The article ran in November 2016. Strangis, through his lawyer, denied everything in it, including the assertion that he manipulated Melngailis. The next time I saw them at the trial, I asked the court reporters, who were still repeating the line about the pizza, if they’d taken the time to read an exhaustively researched and fact-checked article in Vanity Fair about this case they’d been covering for months. I remember their expressions — like something wet and repulsive had spilled on their phones.
But it was Melngailis who was rightly irked by them. Contrast her treatment in the media with that of so many women whose stories have since emerged. Those women were lauded for their courage in speaking out about abusive and controlling behavior by men in numerous industries and celebrated as heroes who risked their own careers. The offensive old question of domestic abuse victims, “Why did you stay with him if it was so bad?” seems to finally be falling out of fashion as focus has turned on the abuser.

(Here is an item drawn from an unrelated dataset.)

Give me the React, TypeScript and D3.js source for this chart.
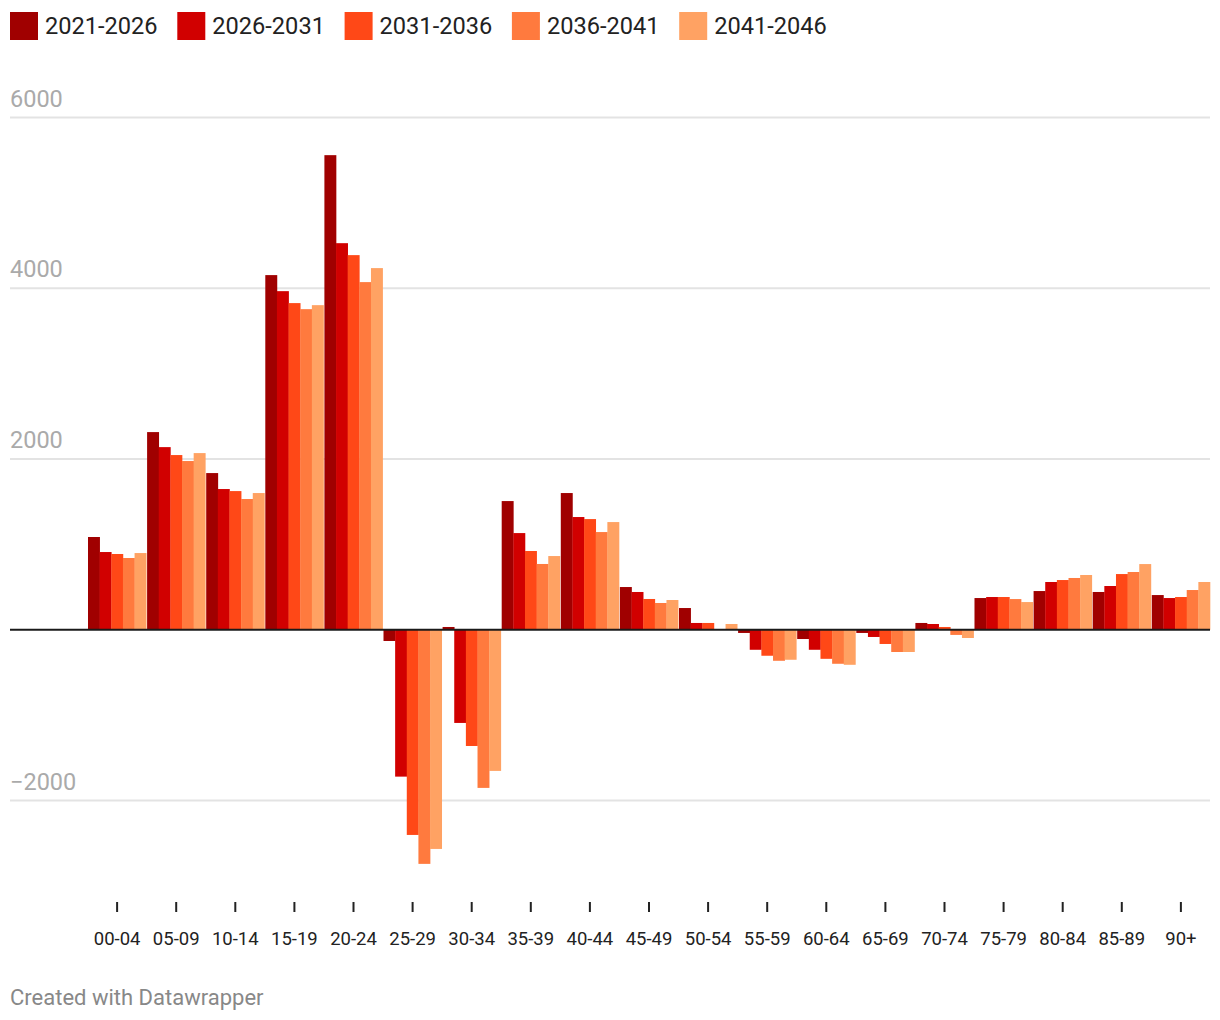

We’re in a different world now. The ongoing, still-incomplete public reckoning around how the courts, media, workplaces, and society consider sexual harassment, domestic abuse and coercive control have changed many dynamics. Of course, a story about a vegan, a con man, Alec Baldwin and an immortal dog would still grab headlines and eyeballs. Now, however, my reporting would make me a voice among the chorus rather than a lonely voice of empathy. A year-and-a-half ago, when I was interviewed for the series, I said I hoped Sarma would find a way to reopen Pure Food and Wine, but that I wouldn’t invest my savings with her. Journalists should never invest with their subjects, but if I were free to do so, now I would — not all, but some. Sarma, while imperfect, is rebuilding a life that would never have spiraled like it did if she’d never met that man.
It’s time to reconsider Sarma’s story. This isn’t only about giving her a second chance, it’s also about giving ourselves one too.